_EXERCISE_
All lines below must be repeated exactly, with the pictures omitted.
---- RAW DATA
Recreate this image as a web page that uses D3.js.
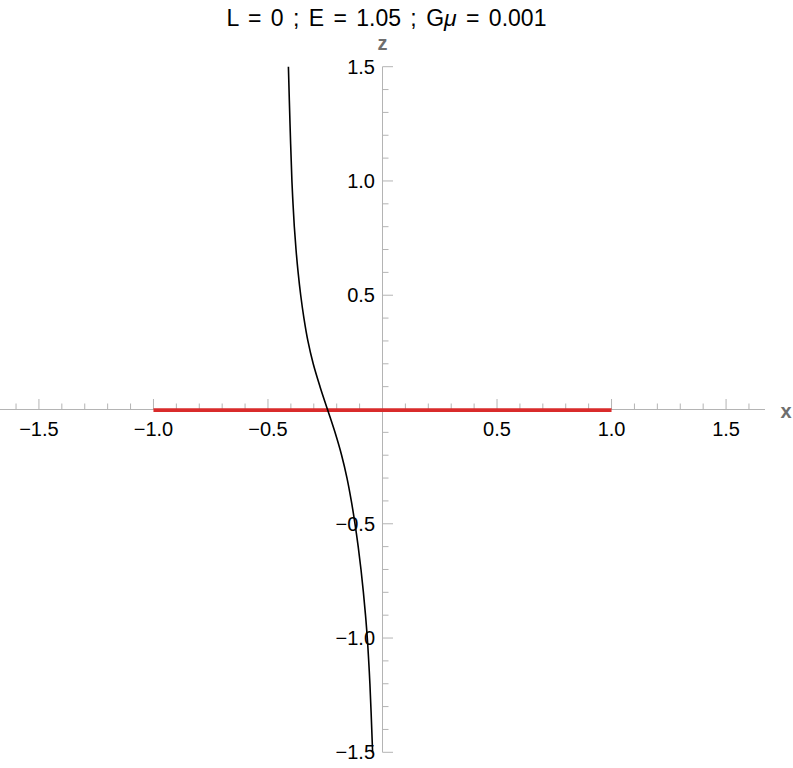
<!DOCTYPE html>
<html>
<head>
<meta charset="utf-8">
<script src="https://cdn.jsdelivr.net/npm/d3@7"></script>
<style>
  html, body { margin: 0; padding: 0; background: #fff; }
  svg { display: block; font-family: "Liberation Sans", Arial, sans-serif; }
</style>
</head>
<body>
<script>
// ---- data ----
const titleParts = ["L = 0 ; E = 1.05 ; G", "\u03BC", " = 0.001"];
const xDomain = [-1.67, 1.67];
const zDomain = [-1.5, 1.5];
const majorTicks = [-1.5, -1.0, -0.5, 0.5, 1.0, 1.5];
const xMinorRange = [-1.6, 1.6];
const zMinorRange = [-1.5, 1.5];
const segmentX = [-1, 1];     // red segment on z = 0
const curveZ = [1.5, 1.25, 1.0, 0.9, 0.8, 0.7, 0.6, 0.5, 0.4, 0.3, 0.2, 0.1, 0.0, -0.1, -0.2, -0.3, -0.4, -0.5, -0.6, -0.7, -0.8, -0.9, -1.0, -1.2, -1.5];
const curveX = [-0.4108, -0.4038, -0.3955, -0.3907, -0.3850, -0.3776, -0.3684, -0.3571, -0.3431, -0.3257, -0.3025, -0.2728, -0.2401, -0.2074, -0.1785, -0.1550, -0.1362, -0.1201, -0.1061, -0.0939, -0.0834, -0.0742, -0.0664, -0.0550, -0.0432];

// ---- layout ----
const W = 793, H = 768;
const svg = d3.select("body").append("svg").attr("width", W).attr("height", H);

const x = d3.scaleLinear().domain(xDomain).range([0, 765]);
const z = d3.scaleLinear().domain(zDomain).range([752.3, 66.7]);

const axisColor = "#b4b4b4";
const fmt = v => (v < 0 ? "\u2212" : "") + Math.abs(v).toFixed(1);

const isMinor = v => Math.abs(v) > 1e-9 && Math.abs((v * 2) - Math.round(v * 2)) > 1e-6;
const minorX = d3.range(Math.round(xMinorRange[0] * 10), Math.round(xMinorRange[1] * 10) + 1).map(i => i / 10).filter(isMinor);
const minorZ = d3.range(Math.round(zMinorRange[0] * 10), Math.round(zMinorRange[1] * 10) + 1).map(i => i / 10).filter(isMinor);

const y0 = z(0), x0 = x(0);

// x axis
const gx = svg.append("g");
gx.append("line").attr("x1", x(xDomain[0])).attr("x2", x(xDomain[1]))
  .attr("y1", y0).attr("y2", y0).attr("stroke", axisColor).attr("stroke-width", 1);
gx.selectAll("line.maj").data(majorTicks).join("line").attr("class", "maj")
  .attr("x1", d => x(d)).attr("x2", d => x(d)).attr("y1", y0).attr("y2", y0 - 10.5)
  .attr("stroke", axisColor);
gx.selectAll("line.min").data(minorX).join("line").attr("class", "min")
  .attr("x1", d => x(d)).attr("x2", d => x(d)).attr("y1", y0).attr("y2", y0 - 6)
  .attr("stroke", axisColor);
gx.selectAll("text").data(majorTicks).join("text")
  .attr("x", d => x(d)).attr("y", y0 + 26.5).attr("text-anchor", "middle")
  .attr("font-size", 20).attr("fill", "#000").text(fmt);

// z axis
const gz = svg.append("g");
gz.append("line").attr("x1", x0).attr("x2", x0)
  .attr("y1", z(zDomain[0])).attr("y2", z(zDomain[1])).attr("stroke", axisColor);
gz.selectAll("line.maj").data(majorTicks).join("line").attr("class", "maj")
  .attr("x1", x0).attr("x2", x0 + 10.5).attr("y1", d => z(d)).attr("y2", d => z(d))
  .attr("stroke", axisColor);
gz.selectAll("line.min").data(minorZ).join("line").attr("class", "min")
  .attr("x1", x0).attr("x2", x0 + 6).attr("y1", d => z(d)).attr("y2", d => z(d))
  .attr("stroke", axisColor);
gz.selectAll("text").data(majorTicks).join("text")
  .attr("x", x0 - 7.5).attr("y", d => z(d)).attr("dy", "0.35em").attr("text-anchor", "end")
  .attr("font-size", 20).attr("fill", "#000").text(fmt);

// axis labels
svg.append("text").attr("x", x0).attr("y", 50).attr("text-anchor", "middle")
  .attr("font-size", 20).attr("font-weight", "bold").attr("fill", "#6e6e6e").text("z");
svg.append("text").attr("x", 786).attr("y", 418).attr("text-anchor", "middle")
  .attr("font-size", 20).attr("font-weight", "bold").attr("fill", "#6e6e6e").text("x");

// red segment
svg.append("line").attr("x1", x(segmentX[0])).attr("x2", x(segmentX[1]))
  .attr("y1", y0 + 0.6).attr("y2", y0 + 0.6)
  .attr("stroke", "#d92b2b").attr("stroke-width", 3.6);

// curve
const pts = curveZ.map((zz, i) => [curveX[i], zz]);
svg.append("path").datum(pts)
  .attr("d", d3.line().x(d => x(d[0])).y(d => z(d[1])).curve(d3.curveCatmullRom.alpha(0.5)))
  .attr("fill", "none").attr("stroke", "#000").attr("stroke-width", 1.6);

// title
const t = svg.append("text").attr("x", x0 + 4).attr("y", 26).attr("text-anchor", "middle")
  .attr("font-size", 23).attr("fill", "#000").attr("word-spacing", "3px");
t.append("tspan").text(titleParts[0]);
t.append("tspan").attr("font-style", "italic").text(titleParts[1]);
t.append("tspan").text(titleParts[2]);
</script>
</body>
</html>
--------
_EXERCISE RESULT_
Recreate this image as a web page that uses D3.js.
<!DOCTYPE html>
<html>
<head>
<meta charset="utf-8">
<script src="https://cdn.jsdelivr.net/npm/d3@7"></script>
<style>
  html, body { margin: 0; padding: 0; background: #fff; }
  svg { display: block; font-family: "Liberation Sans", Arial, sans-serif; }
</style>
</head>
<body>
<script>
// ---- data ----
const titleParts = ["L = 0 ; E = 1.05 ; G", "\u03BC", " = 0.001"];
const xDomain = [-1.67, 1.67];
const zDomain = [-1.5, 1.5];
const majorTicks = [-1.5, -1.0, -0.5, 0.5, 1.0, 1.5];
const xMinorRange = [-1.6, 1.6];
const zMinorRange = [-1.5, 1.5];
const segmentX = [-1, 1];     // red segment on z = 0
const curveZ = [1.5, 1.25, 1.0, 0.9, 0.8, 0.7, 0.6, 0.5, 0.4, 0.3, 0.2, 0.1, 0.0, -0.1, -0.2, -0.3, -0.4, -0.5, -0.6, -0.7, -0.8, -0.9, -1.0, -1.2, -1.5];
const curveX = [-0.4108, -0.4038, -0.3955, -0.3907, -0.3850, -0.3776, -0.3684, -0.3571, -0.3431, -0.3257, -0.3025, -0.2728, -0.2401, -0.2074, -0.1785, -0.1550, -0.1362, -0.1201, -0.1061, -0.0939, -0.0834, -0.0742, -0.0664, -0.0550, -0.0432];

// ---- layout ----
const W = 793, H = 768;
const svg = d3.select("body").append("svg").attr("width", W).attr("height", H);

const x = d3.scaleLinear().domain(xDomain).range([0, 765]);
const z = d3.scaleLinear().domain(zDomain).range([752.3, 66.7]);

const axisColor = "#b4b4b4";
const fmt = v => (v < 0 ? "\u2212" : "") + Math.abs(v).toFixed(1);

const isMinor = v => Math.abs(v) > 1e-9 && Math.abs((v * 2) - Math.round(v * 2)) > 1e-6;
const minorX = d3.range(Math.round(xMinorRange[0] * 10), Math.round(xMinorRange[1] * 10) + 1).map(i => i / 10).filter(isMinor);
const minorZ = d3.range(Math.round(zMinorRange[0] * 10), Math.round(zMinorRange[1] * 10) + 1).map(i => i / 10).filter(isMinor);

const y0 = z(0), x0 = x(0);

// x axis
const gx = svg.append("g");
gx.append("line").attr("x1", x(xDomain[0])).attr("x2", x(xDomain[1]))
  .attr("y1", y0).attr("y2", y0).attr("stroke", axisColor).attr("stroke-width", 1);
gx.selectAll("line.maj").data(majorTicks).join("line").attr("class", "maj")
  .attr("x1", d => x(d)).attr("x2", d => x(d)).attr("y1", y0).attr("y2", y0 - 10.5)
  .attr("stroke", axisColor);
gx.selectAll("line.min").data(minorX).join("line").attr("class", "min")
  .attr("x1", d => x(d)).attr("x2", d => x(d)).attr("y1", y0).attr("y2", y0 - 6)
  .attr("stroke", axisColor);
gx.selectAll("text").data(majorTicks).join("text")
  .attr("x", d => x(d)).attr("y", y0 + 26.5).attr("text-anchor", "middle")
  .attr("font-size", 20).attr("fill", "#000").text(fmt);

// z axis
const gz = svg.append("g");
gz.append("line").attr("x1", x0).attr("x2", x0)
  .attr("y1", z(zDomain[0])).attr("y2", z(zDomain[1])).attr("stroke", axisColor);
gz.selectAll("line.maj").data(majorTicks).join("line").attr("class", "maj")
  .attr("x1", x0).attr("x2", x0 + 10.5).attr("y1", d => z(d)).attr("y2", d => z(d))
  .attr("stroke", axisColor);
gz.selectAll("line.min").data(minorZ).join("line").attr("class", "min")
  .attr("x1", x0).attr("x2", x0 + 6).attr("y1", d => z(d)).attr("y2", d => z(d))
  .attr("stroke", axisColor);
gz.selectAll("text").data(majorTicks).join("text")
  .attr("x", x0 - 7.5).attr("y", d => z(d)).attr("dy", "0.35em").attr("text-anchor", "end")
  .attr("font-size", 20).attr("fill", "#000").text(fmt);

// axis labels
svg.append("text").attr("x", x0).attr("y", 50).attr("text-anchor", "middle")
  .attr("font-size", 20).attr("font-weight", "bold").attr("fill", "#6e6e6e").text("z");
svg.append("text").attr("x", 786).attr("y", 418).attr("text-anchor", "middle")
  .attr("font-size", 20).attr("font-weight", "bold").attr("fill", "#6e6e6e").text("x");

// red segment
svg.append("line").attr("x1", x(segmentX[0])).attr("x2", x(segmentX[1]))
  .attr("y1", y0 + 0.6).attr("y2", y0 + 0.6)
  .attr("stroke", "#d92b2b").attr("stroke-width", 3.6);

// curve
const pts = curveZ.map((zz, i) => [curveX[i], zz]);
svg.append("path").datum(pts)
  .attr("d", d3.line().x(d => x(d[0])).y(d => z(d[1])).curve(d3.curveCatmullRom.alpha(0.5)))
  .attr("fill", "none").attr("stroke", "#000").attr("stroke-width", 1.6);

// title
const t = svg.append("text").attr("x", x0 + 4).attr("y", 26).attr("text-anchor", "middle")
  .attr("font-size", 23).attr("fill", "#000").attr("word-spacing", "3px");
t.append("tspan").text(titleParts[0]);
t.append("tspan").attr("font-style", "italic").text(titleParts[1]);
t.append("tspan").text(titleParts[2]);
</script>
</body>
</html>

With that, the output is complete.